Starting at the first line of the listing below, retype each line up to and including the one that contains "const xTicks = [0, 20, 40, 60, 80, 100];". Leave pictures out.

[BEGIN SOURCE DATA]

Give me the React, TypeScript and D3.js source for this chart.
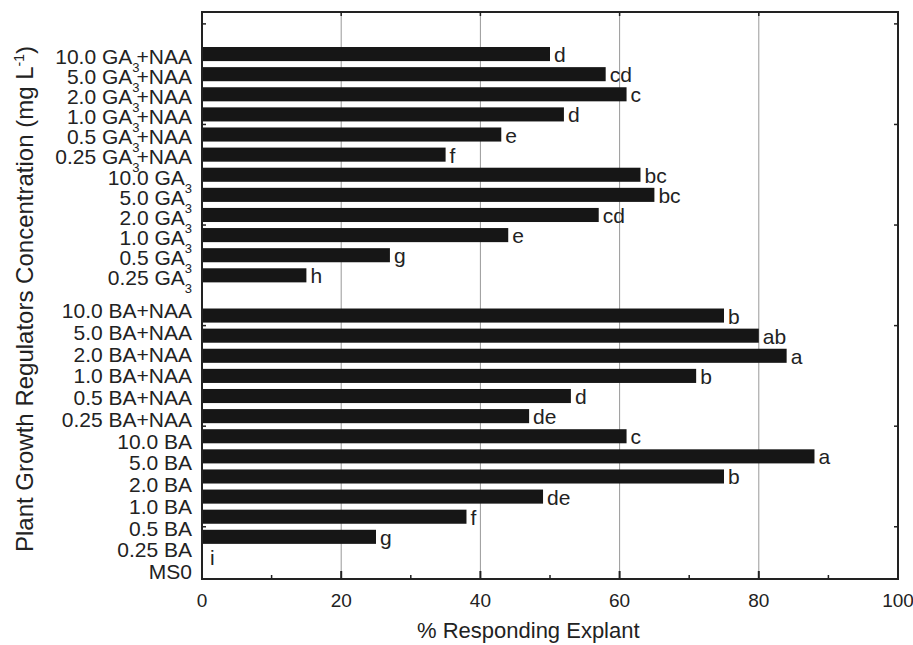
import { useEffect, useRef } from 'react';
import { select, scaleLinear, scaleBand, scalePoint, range } from 'd3';

// categories, top to bottom. "" is the empty slot between the two groups
const gaNames = ['10.0 GA3+NAA', '5.0 GA3+NAA', '2.0 GA3+NAA', '1.0 GA3+NAA', '0.5 GA3+NAA', '0.25 GA3+NAA',
    '10.0 GA3', '5.0 GA3', '2.0 GA3', '1.0 GA3', '0.5 GA3', '0.25 GA3'];
const baNames = ['10.0 BA+NAA', '5.0 BA+NAA', '2.0 BA+NAA', '1.0 BA+NAA', '0.5 BA+NAA', '0.25 BA+NAA',
    '10.0 BA', '5.0 BA', '2.0 BA', '1.0 BA', '0.5 BA', '0.25 BA', 'MS0'];

// % responding explant
const gaValues = [50, 58, 61, 52, 43, 35, 63, 65, 57, 44, 27, 15];
const baValues = [75, 80, 84, 71, 53, 47, 61, 88, 75, 49, 38, 25, 0];

// mean separation letters
const gaLetters = ['d', 'cd', 'c', 'd', 'e', 'f', 'bc', 'bc', 'cd', 'e', 'g', 'h'];
const baLetters = ['b', 'ab', 'a', 'b', 'd', 'de', 'c', 'a', 'b', 'de', 'f', 'g', 'i'];

const xTicks = [0, 20, 40, 60, 80, 100];

function App() {
    const svgRef = useRef(null);
    const width = 913, height = 645;
    const margin = { top: 12, right: 15, bottom: 66, left: 202 };

    useEffect(() => {
        const svg = select(svgRef.current);
        svg.selectAll('*').remove();
        const font = 'Liberation Sans, Arial, sans-serif';

        const slots = [...gaNames, '', ...baNames];
        const data = [
            ...gaNames.map((n, i) => ({ name: n, value: gaValues[i], letter: gaLetters[i] })),
            ...baNames.map((n, i) => ({ name: n, value: baValues[i], letter: baLetters[i] })),
        ];

        const x = scaleLinear().domain([0, 100]).range([margin.left, width - margin.right]);
        const y = scaleBand().domain(slots).range([44, 567]).paddingInner(0.3).paddingOuter(0.15);

        // label rows drift a bit from the bars in the original figure
        const yGaLabel = scalePoint().domain(gaNames).range([57, 278]);
        const yBaLabel = scalePoint().domain(baNames).range([311, 572]);

        const x0 = x(0), x1 = x(100), yTop = margin.top, yBot = height - margin.bottom;

        // grid lines
        svg.append('g').selectAll('line').data([20, 40, 60, 80]).enter().append('line')
            .attr('x1', d => x(d)).attr('x2', d => x(d))
            .attr('y1', yTop).attr('y2', yBot)
            .attr('stroke', '#999').attr('stroke-width', 1);

        // bars
        svg.append('g').selectAll('rect').data(data.filter(d => d.value > 0)).enter().append('rect')
            .attr('x', x0)
            .attr('y', d => y(d.name))
            .attr('width', d => x(d.value) - x0)
            .attr('height', y.bandwidth())
            .attr('fill', '#161616');

        // letters
        svg.append('g').selectAll('text').data(data).enter().append('text')
            .attr('x', d => x(d.value) + (d.value > 0 ? 4 : 8))
            .attr('y', d => y(d.name) + y.bandwidth() / 2 + 8)
            .attr('font-family', font).attr('font-size', 21).attr('fill', '#222')
            .text(d => d.letter);

        // frame
        svg.append('rect')
            .attr('x', x0).attr('y', yTop).attr('width', x1 - x0).attr('height', yBot - yTop)
            .attr('fill', 'none').attr('stroke', '#222').attr('stroke-width', 2);

        // major + minor ticks, bottom and top
        const minor = range(10, 100, 20);
        const tk = svg.append('g').attr('stroke', '#222');
        tk.selectAll('.mb').data(xTicks).enter().append('line')
            .attr('x1', d => x(d)).attr('x2', d => x(d)).attr('y1', yBot).attr('y2', yBot - 8).attr('stroke-width', 2);
        tk.selectAll('.nb').data(minor).enter().append('line')
            .attr('x1', d => x(d)).attr('x2', d => x(d)).attr('y1', yBot).attr('y2', yBot - 4).attr('stroke-width', 1.5);
        tk.selectAll('.mt').data(xTicks).enter().append('line')
            .attr('x1', d => x(d)).attr('x2', d => x(d)).attr('y1', yTop).attr('y2', yTop + 4).attr('stroke-width', 1.5);

        // small ticks on left and right edges
        const sideTicks = range(2, 28, 5).map(k => 567 - k * y.step());
        tk.selectAll('.sl').data(sideTicks).enter().append('line')
            .attr('x1', x0).attr('x2', x0 + 4).attr('y1', d => d).attr('y2', d => d).attr('stroke-width', 1.5);
        tk.selectAll('.sr').data(sideTicks).enter().append('line')
            .attr('x1', x1).attr('x2', x1 - 4).attr('y1', d => d).attr('y2', d => d).attr('stroke-width', 1.5);

        // x tick labels
        svg.append('g').selectAll('text').data(xTicks).enter().append('text')
            .attr('x', d => x(d)).attr('y', yBot + 28)
            .attr('text-anchor', 'middle')
            .attr('font-family', font).attr('font-size', 19).attr('fill', '#222')
            .text(d => d);

        // x title
        svg.append('text')
            .attr('x', 417).attr('y', yBot + 59)
            .attr('font-family', font).attr('font-size', 22).attr('fill', '#222')
            .text('% Responding Explant');

        // category labels with subscript 3
        const catLabel = (g, names, sc) => {
            const t = g.selectAll('text').data(names).enter().append('text')
                .attr('x', 192).attr('y', d => sc(d) + 7)
                .attr('text-anchor', 'end')
                .attr('font-family', font).attr('font-size', 21).attr('fill', '#222');
            t.each(function (d) {
                const el = select(this);
                const parts = d.split('GA3');
                if (parts.length === 1) { el.text(d); return; }
                el.append('tspan').text(parts[0] + 'GA');
                el.append('tspan').attr('dy', 8).attr('font-size', 13).text('3');
                if (parts[1]) el.append('tspan').attr('dy', -8).attr('dx', -3).text(parts[1]);
            });
        };
        catLabel(svg.append('g'), gaNames, yGaLabel);
        catLabel(svg.append('g'), baNames, yBaLabel);

        // y title
        const yt = svg.append('text')
            .attr('transform', `translate(33, 299) rotate(-90)`)
            .attr('text-anchor', 'middle')
            .attr('font-family', font).attr('font-size', 24).attr('fill', '#222');
        yt.append('tspan').text('Plant Growth Regulators Concentration (mg L');
        yt.append('tspan').attr('dy', -9).attr('font-size', 14).text('-1');
        yt.append('tspan').attr('dy', 9).text(')');
    }, []);

    return (
        <svg ref={svgRef} width={width} height={height}
            style={{ position: 'absolute', left: 0, top: 0, background: '#fff' }} />
    );
}

export default App;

[END SOURCE DATA]

SOLUTION TO THE EXERCISE:
Give me the React, TypeScript and D3.js source for this chart.
import { useEffect, useRef } from 'react';
import { select, scaleLinear, scaleBand, scalePoint, range } from 'd3';

// categories, top to bottom. "" is the empty slot between the two groups
const gaNames = ['10.0 GA3+NAA', '5.0 GA3+NAA', '2.0 GA3+NAA', '1.0 GA3+NAA', '0.5 GA3+NAA', '0.25 GA3+NAA',
    '10.0 GA3', '5.0 GA3', '2.0 GA3', '1.0 GA3', '0.5 GA3', '0.25 GA3'];
const baNames = ['10.0 BA+NAA', '5.0 BA+NAA', '2.0 BA+NAA', '1.0 BA+NAA', '0.5 BA+NAA', '0.25 BA+NAA',
    '10.0 BA', '5.0 BA', '2.0 BA', '1.0 BA', '0.5 BA', '0.25 BA', 'MS0'];

// % responding explant
const gaValues = [50, 58, 61, 52, 43, 35, 63, 65, 57, 44, 27, 15];
const baValues = [75, 80, 84, 71, 53, 47, 61, 88, 75, 49, 38, 25, 0];

// mean separation letters
const gaLetters = ['d', 'cd', 'c', 'd', 'e', 'f', 'bc', 'bc', 'cd', 'e', 'g', 'h'];
const baLetters = ['b', 'ab', 'a', 'b', 'd', 'de', 'c', 'a', 'b', 'de', 'f', 'g', 'i'];

const xTicks = [0, 20, 40, 60, 80, 100];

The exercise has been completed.